* [To do]:
Retype the opening lines of the listing below, ending with the line that contains "var aTicks = [0, 0.5, 1, 1.5, 2, 2.5, 3, 3.5];", and leave out any pictures.

+++

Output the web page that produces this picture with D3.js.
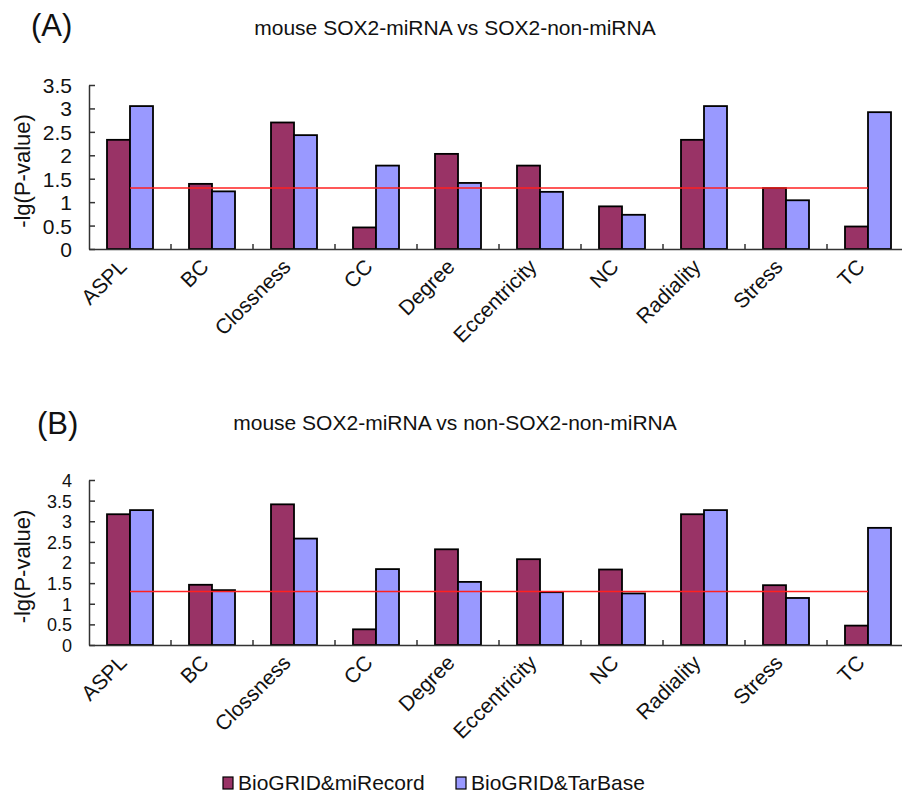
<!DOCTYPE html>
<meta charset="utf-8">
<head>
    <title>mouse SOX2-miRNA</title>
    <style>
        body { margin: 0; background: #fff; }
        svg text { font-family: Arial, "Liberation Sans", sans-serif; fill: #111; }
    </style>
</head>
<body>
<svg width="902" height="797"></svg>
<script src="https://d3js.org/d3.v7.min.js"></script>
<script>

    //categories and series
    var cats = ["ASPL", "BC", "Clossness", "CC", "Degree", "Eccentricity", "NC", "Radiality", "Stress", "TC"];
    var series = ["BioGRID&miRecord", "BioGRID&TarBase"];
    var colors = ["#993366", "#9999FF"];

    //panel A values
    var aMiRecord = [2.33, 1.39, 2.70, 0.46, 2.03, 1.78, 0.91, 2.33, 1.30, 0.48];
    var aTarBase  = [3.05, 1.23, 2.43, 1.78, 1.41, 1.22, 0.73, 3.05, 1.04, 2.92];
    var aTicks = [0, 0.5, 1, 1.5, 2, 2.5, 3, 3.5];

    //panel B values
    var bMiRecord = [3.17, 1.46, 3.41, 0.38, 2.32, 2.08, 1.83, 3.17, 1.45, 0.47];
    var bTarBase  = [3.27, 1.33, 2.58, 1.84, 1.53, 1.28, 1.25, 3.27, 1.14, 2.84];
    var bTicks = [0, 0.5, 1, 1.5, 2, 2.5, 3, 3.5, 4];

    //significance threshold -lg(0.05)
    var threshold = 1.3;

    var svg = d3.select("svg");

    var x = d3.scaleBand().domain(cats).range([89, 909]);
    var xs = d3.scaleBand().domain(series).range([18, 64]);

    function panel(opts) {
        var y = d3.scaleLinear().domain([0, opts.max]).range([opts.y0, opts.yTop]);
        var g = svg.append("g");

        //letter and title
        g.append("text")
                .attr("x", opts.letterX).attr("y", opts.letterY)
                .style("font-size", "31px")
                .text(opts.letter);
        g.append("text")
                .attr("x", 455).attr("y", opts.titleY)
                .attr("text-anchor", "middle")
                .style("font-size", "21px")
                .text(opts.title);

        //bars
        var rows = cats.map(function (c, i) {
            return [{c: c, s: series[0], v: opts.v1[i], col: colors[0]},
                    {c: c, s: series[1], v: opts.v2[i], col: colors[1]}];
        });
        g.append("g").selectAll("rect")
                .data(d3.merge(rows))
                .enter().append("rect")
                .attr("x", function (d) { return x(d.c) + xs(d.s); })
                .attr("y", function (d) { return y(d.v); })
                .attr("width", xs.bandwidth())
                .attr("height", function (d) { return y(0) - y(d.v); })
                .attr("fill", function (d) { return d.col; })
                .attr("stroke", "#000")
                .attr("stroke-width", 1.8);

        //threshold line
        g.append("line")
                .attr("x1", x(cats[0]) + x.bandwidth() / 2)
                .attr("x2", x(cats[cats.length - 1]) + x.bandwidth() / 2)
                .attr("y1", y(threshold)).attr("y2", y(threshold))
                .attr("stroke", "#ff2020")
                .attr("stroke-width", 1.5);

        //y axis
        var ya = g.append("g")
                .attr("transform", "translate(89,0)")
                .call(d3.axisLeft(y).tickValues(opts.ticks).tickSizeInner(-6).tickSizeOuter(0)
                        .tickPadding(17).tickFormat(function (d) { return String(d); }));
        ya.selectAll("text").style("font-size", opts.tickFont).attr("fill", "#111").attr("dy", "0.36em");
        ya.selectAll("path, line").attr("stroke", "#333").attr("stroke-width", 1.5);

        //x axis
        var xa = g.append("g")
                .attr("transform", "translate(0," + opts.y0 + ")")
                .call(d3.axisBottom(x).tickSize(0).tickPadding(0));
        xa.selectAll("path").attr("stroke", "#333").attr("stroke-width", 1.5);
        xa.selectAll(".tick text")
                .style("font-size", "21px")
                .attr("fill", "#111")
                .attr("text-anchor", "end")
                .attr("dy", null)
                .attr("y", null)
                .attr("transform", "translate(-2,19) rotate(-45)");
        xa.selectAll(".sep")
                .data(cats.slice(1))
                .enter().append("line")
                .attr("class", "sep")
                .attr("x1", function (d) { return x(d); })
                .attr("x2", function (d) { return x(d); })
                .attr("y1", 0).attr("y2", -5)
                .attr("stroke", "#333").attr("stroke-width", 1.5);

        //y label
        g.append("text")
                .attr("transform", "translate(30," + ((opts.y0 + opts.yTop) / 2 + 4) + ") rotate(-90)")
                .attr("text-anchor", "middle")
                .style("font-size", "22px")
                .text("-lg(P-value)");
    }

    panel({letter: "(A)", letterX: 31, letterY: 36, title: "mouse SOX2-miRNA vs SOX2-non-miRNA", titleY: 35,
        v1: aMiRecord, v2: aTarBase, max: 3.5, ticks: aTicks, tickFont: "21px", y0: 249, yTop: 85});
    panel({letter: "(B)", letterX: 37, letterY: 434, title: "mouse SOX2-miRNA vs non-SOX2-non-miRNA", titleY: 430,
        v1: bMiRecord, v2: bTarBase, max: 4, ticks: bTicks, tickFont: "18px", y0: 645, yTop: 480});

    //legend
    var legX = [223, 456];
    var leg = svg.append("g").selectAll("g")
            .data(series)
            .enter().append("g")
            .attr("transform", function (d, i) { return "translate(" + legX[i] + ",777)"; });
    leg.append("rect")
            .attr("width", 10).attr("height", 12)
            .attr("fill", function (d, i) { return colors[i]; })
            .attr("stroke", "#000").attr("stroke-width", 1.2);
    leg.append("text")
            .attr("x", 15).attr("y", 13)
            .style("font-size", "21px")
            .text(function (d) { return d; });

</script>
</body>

+++

* [Solution to the problem]:
Output the web page that produces this picture with D3.js.
<!DOCTYPE html>
<meta charset="utf-8">
<head>
    <title>mouse SOX2-miRNA</title>
    <style>
        body { margin: 0; background: #fff; }
        svg text { font-family: Arial, "Liberation Sans", sans-serif; fill: #111; }
    </style>
</head>
<body>
<svg width="902" height="797"></svg>
<script src="https://d3js.org/d3.v7.min.js"></script>
<script>

    //categories and series
    var cats = ["ASPL", "BC", "Clossness", "CC", "Degree", "Eccentricity", "NC", "Radiality", "Stress", "TC"];
    var series = ["BioGRID&miRecord", "BioGRID&TarBase"];
    var colors = ["#993366", "#9999FF"];

    //panel A values
    var aMiRecord = [2.33, 1.39, 2.70, 0.46, 2.03, 1.78, 0.91, 2.33, 1.30, 0.48];
    var aTarBase  = [3.05, 1.23, 2.43, 1.78, 1.41, 1.22, 0.73, 3.05, 1.04, 2.92];
    var aTicks = [0, 0.5, 1, 1.5, 2, 2.5, 3, 3.5];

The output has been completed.